Porthole by David Borrott

Reviewed by Anja Konig –  

Chosen by Carol Ann Duffy as one of four ‘Laureate’s Choice‘ pamphlets for The Poetry Business, Porthole is a window into new worlds, an opening through which deeper meaning can be glimpsed from our seemingly ordinary position. David Borrott’s poetry spins tunnels from the earth to the stars and reverses time, casting its net wide. “Flood (after a line by Lorca)” is a beautiful, central poem:

Each night the sea covers the earth
it rises above the sleeping houses.
Listen, its waves are lifting the rooftiles.
Tonight, I am pulled between the wrecks of buildings,
around the frond of trees,
the coral of the liquefied gardens,
drowning slowly in the breathless night.
The sky is a vast ship passing above me,
barnacles stud its hull, one porthole shines.

This expresses a prevalent feeling in this collection, that things are more than themselves: a small human looking up from among the sleeping houses can catch a glimpse of the vast sky ship, and see through its single illuminated porthole.
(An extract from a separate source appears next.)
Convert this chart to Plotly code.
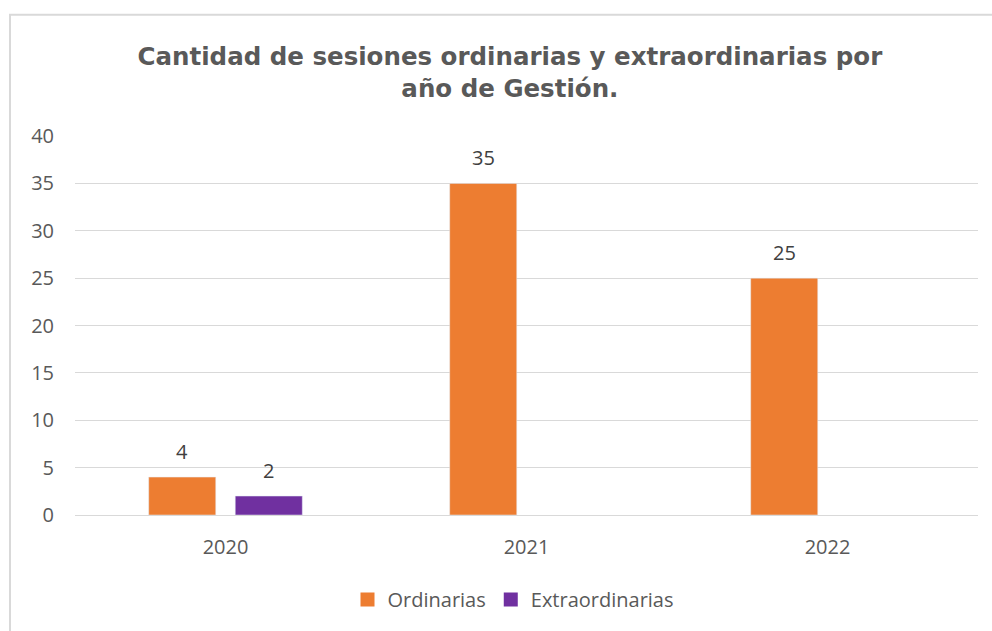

David Borrott pushes against boundaries, interrogates the seams between worlds.

“Ultrasound” looks into the future through this small scope:

With four point five megahertz of clarity,
through jelly on your lifting bulge,
we see into our future: a prophecy
that flutters against your gut,
a resonance vaguely like ourselves.
For you, it is already here:
For me, it is as intangible as tomorrow.
as if far away, submersed amid oceanic depths,
a greening on the scope,
looming, rising on anticipation’s winch.

We are in an underwater world with a little window, looking through at something small and yet enormous at the same time.

In “Rare”, Borrott reverses time: from steak to cow, from modern field to ancient prairie, “until the wilderness is pounded back in” in this healing thought experiment:

My steak will go back to the cow
as a jigsaw piece into a puzzle,
it will fit perfectly, uncooking

He takes flight in the poem “Emptying the Dishwasher”

Taking a bowl into the palm of my hand
maneuvering its hollow shape to the cupboard
not a chore – an exhilaration:
The arc of the movement, a bird’s flight

into the nest of the bowls; …

Bowls are birds, and chores are exhilarations, gesturing beyond themselves. This little book is a porthole through which we can look out into a deeper kind of truth.